The 88-year-old now lives in Allen just a few minutes from his oldest son Frank. This week, Frank and the staff at the Mustang Creek Estates senior living community hatched a plan to take Billy back to his time as a firefighter.

“It really is a brotherhood,” Frank said.

Mustang Creek staff coordinated with firefighters at some of Allen’s local stations and organized for them to come and pick Billy up in a firetruck. Billy’s fellow residents lined the streets to wish him well as he was hoisted into the truck for a trip down memory lane.

“I can’t describe it. He changed. It was like seeing my dad 10 or 15 years ago,” Frank said.

Billy and the firefighters drove by local fire stations and stopped inside to chat for more than an hour. Billy had many stories to tell. During his 30 years in Memphis, he was on call when Martin Luther King Jr. was assassinated. Frank remembers his dad being immediately called in as soon as the news broke.

“And then he was gone for two maybe three weeks. There was so much unrest after that,” Frank said.

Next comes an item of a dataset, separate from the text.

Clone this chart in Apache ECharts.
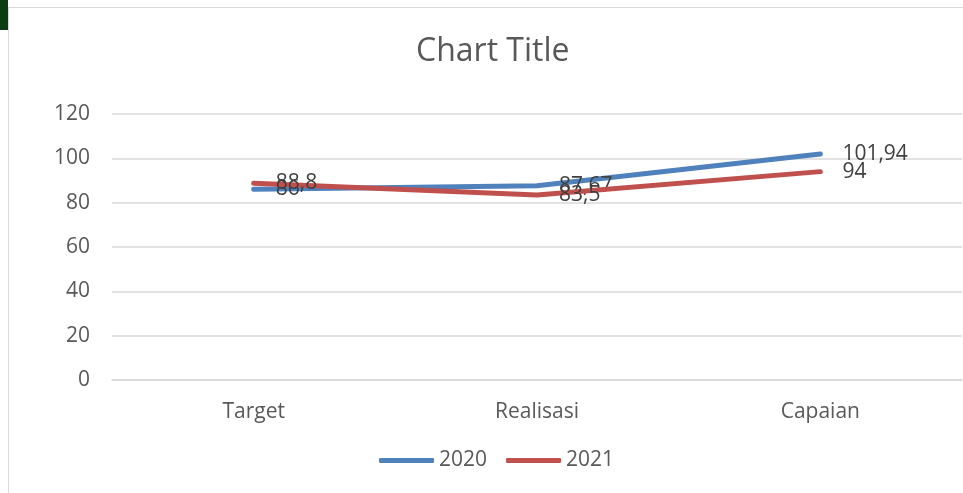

Allen firefighter Nathan Boyd sat and spoke with Billy for nearly an hour. The two shared stories about their work and how times have changed over the last half century.

“It was much harder then. What he’s seen and done is just unbelievable,” Boyd said.

Like many children of aging adults, Frank says it’s hard to watch your hero get older and frailer. He lives just a few minutes from his dad and visits every day but says what happened on that fire truck will be the highlight of his family’s year.

“When he gets down, I will have this to bring up with him. I can bring him back here and that’s just great,” Frank said.